======== Record extracts ========

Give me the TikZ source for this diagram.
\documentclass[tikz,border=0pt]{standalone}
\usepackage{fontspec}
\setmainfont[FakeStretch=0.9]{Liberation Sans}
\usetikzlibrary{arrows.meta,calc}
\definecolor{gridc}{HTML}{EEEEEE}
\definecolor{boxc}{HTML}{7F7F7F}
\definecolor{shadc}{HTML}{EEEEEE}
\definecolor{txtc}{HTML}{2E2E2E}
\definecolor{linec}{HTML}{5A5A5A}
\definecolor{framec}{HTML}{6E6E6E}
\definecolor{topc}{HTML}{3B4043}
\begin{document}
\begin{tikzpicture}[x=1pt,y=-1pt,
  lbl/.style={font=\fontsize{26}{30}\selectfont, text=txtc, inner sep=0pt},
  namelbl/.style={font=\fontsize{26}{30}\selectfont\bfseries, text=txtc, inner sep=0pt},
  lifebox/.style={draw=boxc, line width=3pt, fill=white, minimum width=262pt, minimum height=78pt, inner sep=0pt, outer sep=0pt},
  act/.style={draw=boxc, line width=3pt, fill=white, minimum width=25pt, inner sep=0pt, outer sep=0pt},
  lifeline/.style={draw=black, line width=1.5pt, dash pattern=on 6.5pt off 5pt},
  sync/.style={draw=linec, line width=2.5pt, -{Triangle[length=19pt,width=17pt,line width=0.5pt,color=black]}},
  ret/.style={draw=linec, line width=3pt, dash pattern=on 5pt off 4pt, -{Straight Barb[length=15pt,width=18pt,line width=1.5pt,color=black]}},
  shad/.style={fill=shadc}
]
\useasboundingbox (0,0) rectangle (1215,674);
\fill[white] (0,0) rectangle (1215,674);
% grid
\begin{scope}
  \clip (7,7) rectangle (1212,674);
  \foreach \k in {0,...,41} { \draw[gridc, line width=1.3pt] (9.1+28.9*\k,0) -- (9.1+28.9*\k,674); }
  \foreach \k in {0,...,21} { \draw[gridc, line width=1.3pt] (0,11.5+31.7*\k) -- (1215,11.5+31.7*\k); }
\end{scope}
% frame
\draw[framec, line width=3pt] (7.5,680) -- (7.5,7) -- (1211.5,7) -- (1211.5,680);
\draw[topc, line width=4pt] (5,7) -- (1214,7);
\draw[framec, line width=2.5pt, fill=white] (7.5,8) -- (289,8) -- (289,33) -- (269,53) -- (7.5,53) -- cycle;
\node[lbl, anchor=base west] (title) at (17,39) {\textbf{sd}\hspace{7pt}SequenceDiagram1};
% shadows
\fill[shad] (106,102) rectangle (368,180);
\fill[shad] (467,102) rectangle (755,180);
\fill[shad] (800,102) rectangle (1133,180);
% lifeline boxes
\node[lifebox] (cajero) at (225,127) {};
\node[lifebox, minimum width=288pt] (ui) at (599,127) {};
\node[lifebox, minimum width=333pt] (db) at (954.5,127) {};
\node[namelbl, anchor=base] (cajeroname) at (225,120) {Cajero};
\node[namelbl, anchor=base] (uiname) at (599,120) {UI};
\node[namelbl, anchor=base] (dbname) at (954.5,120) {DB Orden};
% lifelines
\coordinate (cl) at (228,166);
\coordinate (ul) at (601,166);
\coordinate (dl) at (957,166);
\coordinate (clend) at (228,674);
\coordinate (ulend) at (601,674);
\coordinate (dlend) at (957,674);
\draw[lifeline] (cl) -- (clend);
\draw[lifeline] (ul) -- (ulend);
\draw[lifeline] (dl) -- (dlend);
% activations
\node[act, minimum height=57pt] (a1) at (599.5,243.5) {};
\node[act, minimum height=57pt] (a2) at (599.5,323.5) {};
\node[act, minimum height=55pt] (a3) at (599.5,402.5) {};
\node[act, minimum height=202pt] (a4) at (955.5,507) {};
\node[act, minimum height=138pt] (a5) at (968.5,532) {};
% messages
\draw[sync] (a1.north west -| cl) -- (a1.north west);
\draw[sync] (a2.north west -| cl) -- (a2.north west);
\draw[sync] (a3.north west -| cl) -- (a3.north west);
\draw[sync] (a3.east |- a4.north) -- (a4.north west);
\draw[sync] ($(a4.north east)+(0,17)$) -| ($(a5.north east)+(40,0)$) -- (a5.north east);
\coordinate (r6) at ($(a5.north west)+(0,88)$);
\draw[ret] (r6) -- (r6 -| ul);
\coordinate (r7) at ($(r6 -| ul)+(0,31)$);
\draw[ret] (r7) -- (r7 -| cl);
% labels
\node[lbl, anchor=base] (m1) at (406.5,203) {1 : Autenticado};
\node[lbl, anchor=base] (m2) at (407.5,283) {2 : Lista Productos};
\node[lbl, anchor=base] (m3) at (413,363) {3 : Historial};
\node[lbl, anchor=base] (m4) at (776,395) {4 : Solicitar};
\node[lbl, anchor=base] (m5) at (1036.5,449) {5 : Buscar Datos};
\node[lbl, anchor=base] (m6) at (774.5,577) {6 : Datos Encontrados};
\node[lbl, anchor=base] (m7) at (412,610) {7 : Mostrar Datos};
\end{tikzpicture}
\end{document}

========
======== Record extracts ========

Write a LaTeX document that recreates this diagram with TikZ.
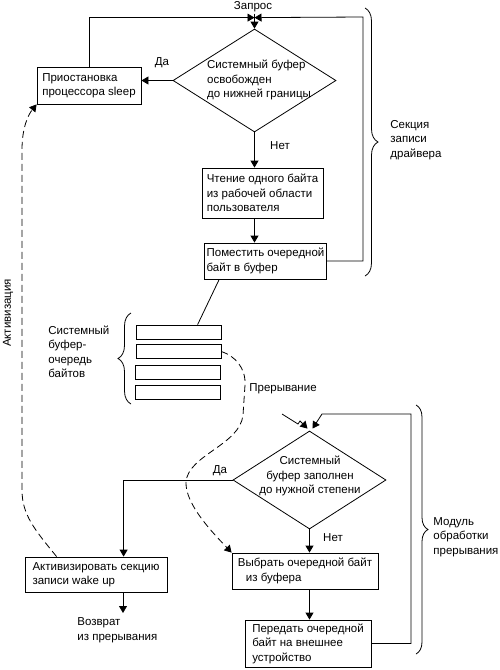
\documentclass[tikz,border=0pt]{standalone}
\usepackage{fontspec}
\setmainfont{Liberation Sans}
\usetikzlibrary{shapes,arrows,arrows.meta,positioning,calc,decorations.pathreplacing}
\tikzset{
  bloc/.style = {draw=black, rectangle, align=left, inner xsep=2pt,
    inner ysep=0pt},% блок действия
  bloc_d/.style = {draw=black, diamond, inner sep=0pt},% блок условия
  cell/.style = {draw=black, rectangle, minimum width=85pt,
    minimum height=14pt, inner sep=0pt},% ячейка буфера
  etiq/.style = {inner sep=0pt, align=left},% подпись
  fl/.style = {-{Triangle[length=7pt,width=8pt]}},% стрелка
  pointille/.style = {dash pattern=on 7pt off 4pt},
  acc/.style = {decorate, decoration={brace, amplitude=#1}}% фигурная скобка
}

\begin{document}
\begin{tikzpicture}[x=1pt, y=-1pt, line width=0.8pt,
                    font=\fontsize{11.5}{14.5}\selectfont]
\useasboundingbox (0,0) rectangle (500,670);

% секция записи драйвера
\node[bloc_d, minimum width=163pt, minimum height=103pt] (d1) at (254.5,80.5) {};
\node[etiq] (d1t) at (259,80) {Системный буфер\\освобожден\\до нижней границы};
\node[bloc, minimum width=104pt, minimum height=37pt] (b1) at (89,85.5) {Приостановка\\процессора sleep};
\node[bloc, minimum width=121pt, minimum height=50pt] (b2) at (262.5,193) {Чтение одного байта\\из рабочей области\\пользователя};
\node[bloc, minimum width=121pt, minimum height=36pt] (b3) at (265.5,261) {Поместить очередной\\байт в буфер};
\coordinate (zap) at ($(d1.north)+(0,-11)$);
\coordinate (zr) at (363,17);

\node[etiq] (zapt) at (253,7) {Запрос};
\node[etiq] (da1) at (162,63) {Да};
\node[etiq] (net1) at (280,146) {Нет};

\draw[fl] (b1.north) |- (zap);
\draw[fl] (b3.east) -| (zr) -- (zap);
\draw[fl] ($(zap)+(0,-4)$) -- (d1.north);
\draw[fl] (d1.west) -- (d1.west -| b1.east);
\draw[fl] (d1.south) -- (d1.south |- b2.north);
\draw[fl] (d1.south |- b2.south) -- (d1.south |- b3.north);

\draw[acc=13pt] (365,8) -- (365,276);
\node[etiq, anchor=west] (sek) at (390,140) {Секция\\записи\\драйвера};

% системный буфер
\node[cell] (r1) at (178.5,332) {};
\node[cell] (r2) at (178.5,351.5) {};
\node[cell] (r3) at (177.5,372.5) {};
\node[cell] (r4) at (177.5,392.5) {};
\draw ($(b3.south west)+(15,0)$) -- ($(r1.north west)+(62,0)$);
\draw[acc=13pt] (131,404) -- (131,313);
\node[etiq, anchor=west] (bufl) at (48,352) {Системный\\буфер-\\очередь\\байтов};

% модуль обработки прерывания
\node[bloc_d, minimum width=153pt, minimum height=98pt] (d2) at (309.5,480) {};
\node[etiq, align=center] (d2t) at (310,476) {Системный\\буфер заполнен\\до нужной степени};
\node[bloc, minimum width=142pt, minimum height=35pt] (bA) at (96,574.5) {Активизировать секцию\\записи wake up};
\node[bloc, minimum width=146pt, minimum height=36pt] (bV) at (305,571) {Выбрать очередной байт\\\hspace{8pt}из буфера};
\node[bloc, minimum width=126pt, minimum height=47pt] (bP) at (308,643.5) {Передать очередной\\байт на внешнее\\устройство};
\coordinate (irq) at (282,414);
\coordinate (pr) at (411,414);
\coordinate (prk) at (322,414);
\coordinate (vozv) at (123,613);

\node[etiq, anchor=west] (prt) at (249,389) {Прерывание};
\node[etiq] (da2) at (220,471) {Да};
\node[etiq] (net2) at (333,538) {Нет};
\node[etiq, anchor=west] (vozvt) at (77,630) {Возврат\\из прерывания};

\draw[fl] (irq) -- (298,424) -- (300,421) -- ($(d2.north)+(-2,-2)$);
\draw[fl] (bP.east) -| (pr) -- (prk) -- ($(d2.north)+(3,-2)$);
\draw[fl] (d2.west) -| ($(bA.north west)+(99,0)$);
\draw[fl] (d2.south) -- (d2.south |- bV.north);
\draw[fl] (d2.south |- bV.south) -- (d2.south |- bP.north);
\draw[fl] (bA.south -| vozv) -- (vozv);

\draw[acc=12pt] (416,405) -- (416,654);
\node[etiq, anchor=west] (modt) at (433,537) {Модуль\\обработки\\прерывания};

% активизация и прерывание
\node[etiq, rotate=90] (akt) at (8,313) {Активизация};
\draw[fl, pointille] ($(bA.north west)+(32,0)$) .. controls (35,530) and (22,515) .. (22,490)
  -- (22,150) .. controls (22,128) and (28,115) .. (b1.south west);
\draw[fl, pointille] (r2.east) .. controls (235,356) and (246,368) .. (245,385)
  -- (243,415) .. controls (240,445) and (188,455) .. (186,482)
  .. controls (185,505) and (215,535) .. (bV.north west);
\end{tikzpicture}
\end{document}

========

Exercise prompt
Tell how many lines of the material above hold "this", answering with a bare number.

Written response
2